In 1910, Claud Field published an abridged translation of the Kimiya-yi Sa'ādat utilizing the Urdu translation of the Persian text as well as an earlier English paraphrase of a Turkish translation by Muhammad Mustafa an-Nawali. Elton L. Daniel, a professor of Islamic history at the University of Hawaii, compared the texts given to him by Claud Field to the Persian edition and reorganized the sequence of the chapters and paragraph divisions in order to get them to correlate better with the original Kimiya-yi Sa'ādat. He also added annotations indicating the areas in which Field's translation varies from the original Kimiya-yi Sa'ādat, where certain texts were omitted/condensed, and identifies many of the individuals and Qur'anic citations found in the text. The most recent translation of Kimiya-yi sa'ādat was published in 2008 and was translated by Jay Crook. Most scholars agree that nothing can compare to a complete and fresh translation from the original Persian text.

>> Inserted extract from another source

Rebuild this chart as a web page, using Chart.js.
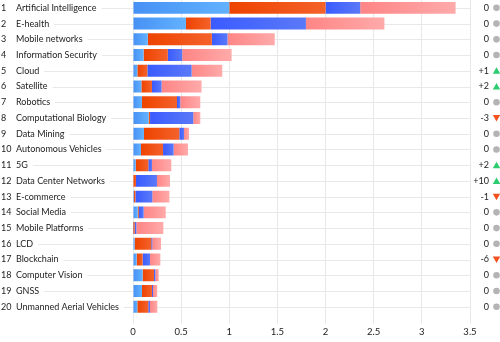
<!DOCTYPE html>
<html>
<head>
<meta charset="utf-8">
<script src="https://cdn.jsdelivr.net/npm/chart.js@4.4.1/dist/chart.umd.min.js"></script>
<style>
  html, body { margin: 0; padding: 0; background: #fff; }
  #wrap { width: 500px; height: 342px; }
</style>
</head>
<body>
<div id="wrap"><canvas id="myChart"></canvas></div>
<script>
const categories = ['Artificial Intelligence', 'E-health', 'Mobile networks', 'Information Security', 'Cloud',
  'Satellite', 'Robotics', 'Computational Biology', 'Data Mining', 'Autonomous Vehicles',
  '5G', 'Data Center Networks', 'E-commerce', 'Social Media', 'Mobile Platforms',
  'LCD', 'Blockchain', 'Computer Vision', 'GNSS', 'Unmanned Aerial Vehicles'];
const rankChange = [0, 0, 0, 0, 1, 2, 0, -3, 0, 0, 2, 10, -1, 0, 0, 0, -6, 0, 0, 0];

// four stacked parts per bar, left to right
const series1 = [1.00, 0.55, 0.154, 0.11, 0.045, 0.087, 0.093, 0.163, 0.114, 0.083,
  0.028, 0.005, 0.01, 0.049, 0.003, 0.017, 0.038, 0.10, 0.093, 0.045];
const series2 = [1.00, 0.256, 0.665, 0.252, 0.104, 0.11, 0.364, 0.014, 0.367, 0.229,
  0.131, 0.026, 0.015, 0.01, 0.015, 0.173, 0.062, 0.118, 0.104, 0.114];
const series3 = [0.36, 0.99, 0.163, 0.149, 0.46, 0.10, 0.034, 0.449, 0.049, 0.11,
  0.038, 0.218, 0.176, 0.052, 0.017, 0.01, 0.077, 0.014, 0.01, 0.018];
const series4 = [0.99, 0.815, 0.49, 0.513, 0.318, 0.415, 0.208, 0.073, 0.052, 0.149,
  0.201, 0.135, 0.177, 0.229, 0.28, 0.091, 0.107, 0.035, 0.045, 0.076];
const xTicks = [0, 0.5, 1, 1.5, 2, 2.5, 3, 3.5];

const FONT = 'Lato, Liberation Sans, sans-serif';
const allSeries = [series1, series2, series3, series4];
const colors = [
  ['#4690f4', '#62b2ff'],
  ['#ee4300', '#f4622a'],
  ['#3a5bff', '#5a79f7'],
  ['#ff8585', '#ffaaaa']
];

// gradient along each segment (darker at the start, lighter at the end)
function segGradient(di) {
  return (c) => {
    const chart = c.chart;
    const area = chart.chartArea;
    if (!area || c.type !== 'data') return colors[di][0];
    let start = 0;
    for (let d = 0; d < di; d++) start += allSeries[d][c.dataIndex];
    const end = start + allSeries[di][c.dataIndex];
    const x = chart.scales.x;
    const x0 = x.getPixelForValue(start), x1 = x.getPixelForValue(end);
    if (x1 - x0 < 1) return colors[di][0];
    const g = chart.ctx.createLinearGradient(x0, 0, x1, 0);
    g.addColorStop(0, colors[di][0]);
    g.addColorStop(1, colors[di][1]);
    return g;
  };
}

const datasets = allSeries.map((s, i) => ({
  label: 'part ' + (i + 1),
  data: s,
  backgroundColor: segGradient(i),
  borderWidth: 0,
  barPercentage: 0.76,
  categoryPercentage: 1
}));

// row lines, labels and the rank change column
const rowsPlugin = {
  id: 'rows',
  beforeDatasetsDraw(chart) {
    const ctx = chart.ctx;
    const y = chart.scales.y;
    ctx.save();
    ctx.strokeStyle = '#e8e8e8';
    ctx.lineWidth = 1;
    categories.forEach((c, i) => {
      const py = Math.round(y.getPixelForValue(i)) + 0.5;
      ctx.beginPath();
      ctx.moveTo(0, py);
      ctx.lineTo(chart.chartArea.right, py);
      ctx.stroke();
    });
    ctx.restore();
  },
  afterDraw(chart) {
    const ctx = chart.ctx;
    const y = chart.scales.y;
    ctx.save();
    ctx.font = '9px ' + FONT;
    ctx.textBaseline = 'middle';
    categories.forEach((c, i) => {
      const py = y.getPixelForValue(i);
      // white backdrop behind the name so the row line starts after it
      ctx.fillStyle = '#fff';
      const w = ctx.measureText(c).width;
      ctx.fillRect(0, py - 6, 16 + w + 5, 12);
      ctx.fillStyle = '#222';
      ctx.textAlign = 'left';
      ctx.fillText(String(i + 1), 1, py);
      ctx.fillText(c, 16, py);

      const ch = rankChange[i];
      ctx.textAlign = 'right';
      ctx.fillStyle = '#222';
      ctx.fillText(ch > 0 ? '+' + ch : String(ch), 489, py);
      const mx = 496.5;
      ctx.beginPath();
      if (ch === 0) {
        ctx.fillStyle = '#b4b4b4';
        ctx.arc(mx, py, 3.3, 0, Math.PI * 2);
      } else if (ch > 0) {
        ctx.fillStyle = '#2ecc71';
        ctx.moveTo(mx - 3.7, py + 3);
        ctx.lineTo(mx + 3.7, py + 3);
        ctx.lineTo(mx, py - 3.5);
        ctx.closePath();
      } else {
        ctx.fillStyle = '#f4511e';
        ctx.moveTo(mx - 3.7, py - 3);
        ctx.lineTo(mx + 3.7, py - 3);
        ctx.lineTo(mx, py + 3.5);
        ctx.closePath();
      }
      ctx.fill();
    });
    ctx.restore();
  }
};

const ctx = document.getElementById('myChart').getContext('2d');
const myChart = new Chart(ctx, {
  type: 'bar',
  data: { labels: categories, datasets },
  options: {
    indexAxis: 'y',
    responsive: true,
    maintainAspectRatio: false,
    animation: false,
    layout: { padding: { left: 133, right: 30, top: 0, bottom: 1 } },
    plugins: { legend: { display: false }, tooltip: { enabled: false } },
    scales: {
      x: {
        stacked: true,
        min: 0,
        max: 3.5,
        afterBuildTicks: (s) => { s.ticks = xTicks.map(v => ({ value: v })); },
        grid: { color: '#e8e8e8', tickLength: 9, drawTicks: true },
        border: { display: false },
        ticks: {
          color: '#222',
          font: { family: FONT, size: 9.5 },
          padding: 3,
          callback: (v) => String(v)
        }
      },
      y: { stacked: true, display: false }
    }
  },
  plugins: [rowsPlugin]
});
</script>
</body>
</html>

God has sent on Earth a hundred and twenty-four thousand prophets to teach men the prescription of this alchemy, and how to purify their hearts from baser qualities in the crucible of abstinence. This alchemy may be briefly described as turning away from the world, and its constituents are four:
Knowledge of Self,
Knowledge of God,
Knowledge of this world as it really is,
Knowledge of the next world as it really is.